Moreover, Regulations on AIDS Prevention and Treatment formulated that employers are not allowed to discriminate against people with HIV/AIDS status or their relatives. The regulations also state that people with HIV/AIDS have the right to get married and employed, and receive medical treatment and education.

So, from a legal aspect, the refusal is employment discrimination.

 

Zhang Ke

An expert on AIDS prevention and treatment

It is ok for a person living with HIV/AIDS to be a teacher. The virus is transmitted mainly in three ways: unprotected sexual intercourse, mother-to-fetus transmission and blood transfusion, none of which will possibly happen in the classroom. People won't get infected via daily contact like shaking hands or eating together.
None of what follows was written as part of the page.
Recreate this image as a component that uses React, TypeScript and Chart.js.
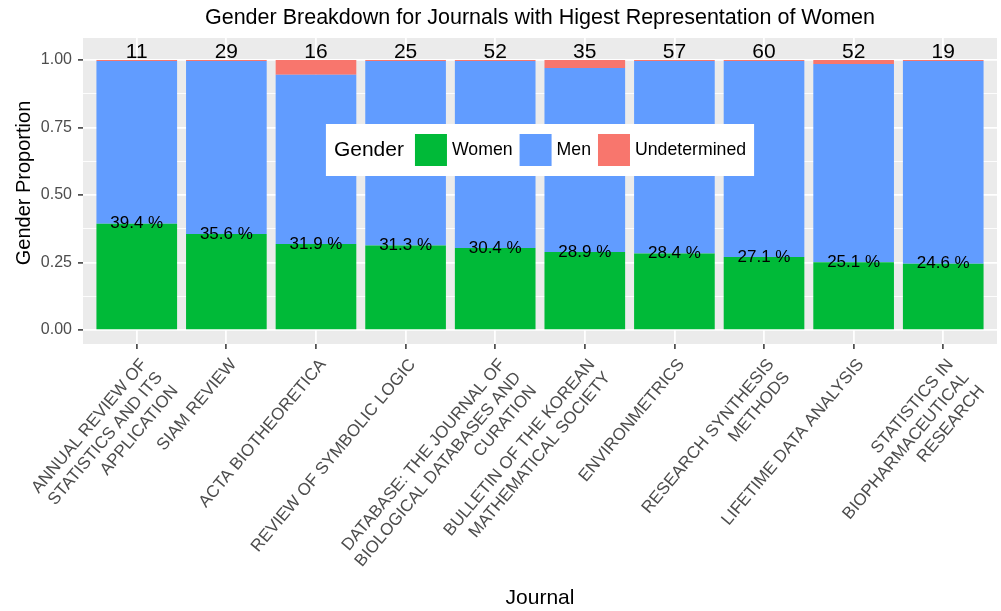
import { useEffect, useRef } from 'react';
import { Chart, registerables } from 'chart.js';

Chart.register(...registerables);

const chartTitle = 'Gender Breakdown for Journals with Higest Representation of Women';
const yAxisTitle = 'Gender Proportion';
const journals: string[][] = [
  ['ANNUAL REVIEW OF', 'STATISTICS AND ITS', 'APPLICATION'],
  ['SIAM REVIEW'],
  ['ACTA BIOTHEORETICA'],
  ['REVIEW OF SYMBOLIC LOGIC'],
  ['DATABASE: THE JOURNAL OF', 'BIOLOGICAL DATABASES AND', 'CURATION'],
  ['BULLETIN OF THE KOREAN', 'MATHEMATICAL SOCIETY'],
  ['ENVIRONMETRICS'],
  ['RESEARCH SYNTHESIS', 'METHODS'],
  ['LIFETIME DATA ANALYSIS'],
  ['STATISTICS IN', 'BIOPHARMACEUTICAL', 'RESEARCH'],
];
const paperCounts: number[] = [11, 29, 16, 25, 52, 35, 57, 60, 52, 19];
const women: number[] = [0.394, 0.356, 0.319, 0.313, 0.304, 0.289, 0.284, 0.271, 0.251, 0.246];
const men: number[] = [0.602, 0.640, 0.626, 0.683, 0.692, 0.681, 0.712, 0.725, 0.734, 0.750];
const undetermined: number[] = [0.004, 0.004, 0.055, 0.004, 0.004, 0.030, 0.004, 0.004, 0.015, 0.004];
const yTicks: number[] = [0, 0.125, 0.25, 0.375, 0.5, 0.625, 0.75, 0.875, 1];
const yMajor: number[] = [0, 0.25, 0.5, 0.75, 1];
const countLabelY = 1.03;

const seriesNames = ['Women', 'Men', 'Undetermined'];
const seriesColors = ['#00BA38', '#619CFF', '#F8766D'];

const FONT = "'Liberation Sans', Arial, Helvetica, sans-serif";

export default function App() {
  const ref = useRef<HTMLCanvasElement | null>(null);

  useEffect(() => {
    const canvas = ref.current;
    if (!canvas) return;
    Chart.defaults.font.family = FONT;

    const toXY = (arr: number[]) => arr.map((v, i) => ({ x: i + 1, y: v }));
    const seriesData = [women, men, undetermined];

    const bgPlugin = {
      id: 'panelBg',
      beforeDraw(chart: any) {
        const { ctx, chartArea } = chart;
        ctx.save();
        ctx.fillStyle = '#EBEBEB';
        ctx.fillRect(chartArea.left, chartArea.top, chartArea.right - chartArea.left, chartArea.bottom - chartArea.top);
        ctx.restore();
      },
    };

    const titlePlugin = {
      id: 'panelTitles',
      afterDraw(chart: any) {
        const { ctx, chartArea } = chart;
        ctx.save();
        ctx.fillStyle = '#000000';
        ctx.textAlign = 'center';
        ctx.textBaseline = 'middle';
        ctx.font = `21.5px ${FONT}`;
        ctx.fillText(chartTitle, (chartArea.left + chartArea.right) / 2, 18);
        ctx.font = `20px ${FONT}`;
        ctx.translate(24, (chartArea.top + chartArea.bottom) / 2 - 8);
        ctx.rotate(-Math.PI / 2);
        ctx.fillText(yAxisTitle, 0, 0);
        ctx.restore();
      },
    };

    const labelPlugin = {
      id: 'barLabels',
      afterDatasetsDraw(chart: any) {
        const { ctx } = chart;
        const xs = chart.scales.x;
        const ys = chart.scales.y;
        ctx.save();
        ctx.fillStyle = '#000000';
        ctx.textAlign = 'center';
        ctx.textBaseline = 'middle';
        ctx.font = `21px ${FONT}`;
        paperCounts.forEach((c, i) => {
          ctx.fillText(String(c), xs.getPixelForValue(i + 1), ys.getPixelForValue(countLabelY));
        });
        ctx.font = `17px ${FONT}`;
        women.forEach((w, i) => {
          ctx.fillText(`${(w * 100).toFixed(1)} %`, xs.getPixelForValue(i + 1), ys.getPixelForValue(w));
        });
        ctx.restore();
      },
    };

    const legendPlugin = {
      id: 'insideLegend',
      afterDraw(chart: any) {
        const { ctx, chartArea } = chart;
        const titleFont = `21px ${FONT}`;
        const itemFont = `17.7px ${FONT}`;
        const pad = 8;
        const key = 32;
        const gapTitle = 11;
        const gapKey = 5;
        const gapItem = 7;
        ctx.save();
        ctx.font = titleFont;
        const tw = ctx.measureText('Gender').width;
        ctx.font = itemFont;
        const iw = seriesNames.map((n) => ctx.measureText(n).width);
        let total = pad + tw + gapTitle;
        iw.forEach((w, i) => {
          total += key + gapKey + w + (i < iw.length - 1 ? gapItem : 0);
        });
        total += pad;
        const h = 52;
        const cx = (chartArea.left + chartArea.right) / 2;
        const cy = chartArea.top + 0.366 * (chartArea.bottom - chartArea.top);
        const x0 = cx - total / 2;
        const y0 = cy - h / 2;
        ctx.fillStyle = '#FFFFFF';
        ctx.fillRect(x0, y0, total, h);
        ctx.textBaseline = 'middle';
        ctx.textAlign = 'left';
        ctx.fillStyle = '#000000';
        ctx.font = titleFont;
        let x = x0 + pad;
        ctx.fillText('Gender', x, cy);
        x += tw + gapTitle;
        ctx.font = itemFont;
        seriesNames.forEach((n, i) => {
          ctx.fillStyle = seriesColors[i];
          ctx.fillRect(x, cy - key / 2, key, key);
          x += key + gapKey;
          ctx.fillStyle = '#000000';
          ctx.fillText(n, x, cy);
          x += iw[i] + gapItem;
        });
        ctx.restore();
      },
    };

    const chart = new Chart(canvas, {
      type: 'bar',
      data: {
        datasets: seriesNames.map((name, k) => ({
          label: name,
          data: toXY(seriesData[k]),
          backgroundColor: seriesColors[k],
          borderWidth: 0,
          barPercentage: 0.9,
          categoryPercentage: 1.0,
        })),
      },
      options: {
        responsive: false,
        animation: false,
        devicePixelRatio: 1,
        layout: { padding: { left: 0, right: 4, top: 38, bottom: 0 } },
        plugins: {
          legend: { display: false },
          tooltip: { enabled: false },
          title: { display: false },
        },
        scales: {
          x: {
            type: 'linear',
            stacked: true,
            min: 0.4,
            max: 10.6,
            offset: false,
            afterBuildTicks: (s: any) => {
              s.ticks = journals.map((_, i) => ({ value: i + 1 }));
            },
            afterFit: (s: any) => {
              s.height = 267;
            },
            ticks: {
              autoSkip: false,
              minRotation: 50,
              maxRotation: 50,
              padding: 6,
              labelOffset: 7,
              color: '#4D4D4D',
              font: { size: 17, family: FONT },
              callback: (v: any) => journals[Math.round(Number(v)) - 1] ?? '',
            },
            grid: {
              offset: false,
              color: '#FFFFFF',
              lineWidth: 1.8,
              tickColor: '#333333',
              tickLength: 5,
              tickWidth: 1.5,
            },
            border: { display: false },
            title: {
              display: true,
              text: 'Journal',
              color: '#000000',
              font: { size: 21, family: FONT },
              padding: { top: 0, bottom: 0 },
            },
          },
          y: {
            type: 'linear',
            stacked: true,
            min: -0.0515,
            max: 1.0815,
            afterBuildTicks: (s: any) => {
              s.ticks = yTicks.map((v) => ({ value: v }));
            },
            afterFit: (s: any) => {
              s.width = 83;
            },
            ticks: {
              padding: 6,
              color: '#4D4D4D',
              font: { size: 16, family: FONT },
              callback: (v: any) => (yMajor.includes(Number(v)) ? Number(v).toFixed(2) : ''),
            },
            grid: {
              color: '#FFFFFF',
              lineWidth: (c: any) => (yMajor.includes(c.tick?.value) ? 1.8 : 0.9),
              tickColor: (c: any) => (yMajor.includes(c.tick?.value) ? '#333333' : 'rgba(0,0,0,0)'),
              tickLength: 5,
              tickWidth: 1.5,
            },
            border: { display: false },
            title: { display: false },
          },
        },
      },
      plugins: [bgPlugin, labelPlugin, legendPlugin, titlePlugin],
    } as any);

    return () => chart.destroy();
  }, []);

  return (
    <div style={{ position: 'absolute', left: 0, top: 0, width: 1001, height: 611, background: '#FFFFFF' }}>
      <canvas ref={ref} width={1001} height={611} />
    </div>
  );
}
We shouldn't discriminate them so that they can live and work as normal people and get proper treated. According to an international authoritative survey, with medical treatment presently available, people living with HIV/AIDS in their 20s can live to more than 60 years old, and in their 40s to more than 70 years old. As long as they persist in taking medicine, they will live normal lives. Society should love and care about this vulnerable group of people and provide them with equal opportunities since they do not threaten any people in daily life.

 

Jing Ping

University student

I think society should be more tolerant of people living with HIV/AIDS and give them an equal opportunity to live and work as ordinary people.

Parents may worry children are likely to be infected if their blood comes into contact with a teacher's blood which is HIV positive, but what are the chances of a teacher injured and bleeding and a child injured and bleeding in the same place at the same time?   In my opinion, the chance is slim.

In class, what a teacher does is to talk and write with chalk, creating no possibility of transmitting the HI virus. So, there is no need to worry that children may be infected in the classroom.

Regarding the discrimination against people who are living with HIV/AIDS, more campaigns should be conducted to improve people's awareness of the disease so that they can understand and care for this group.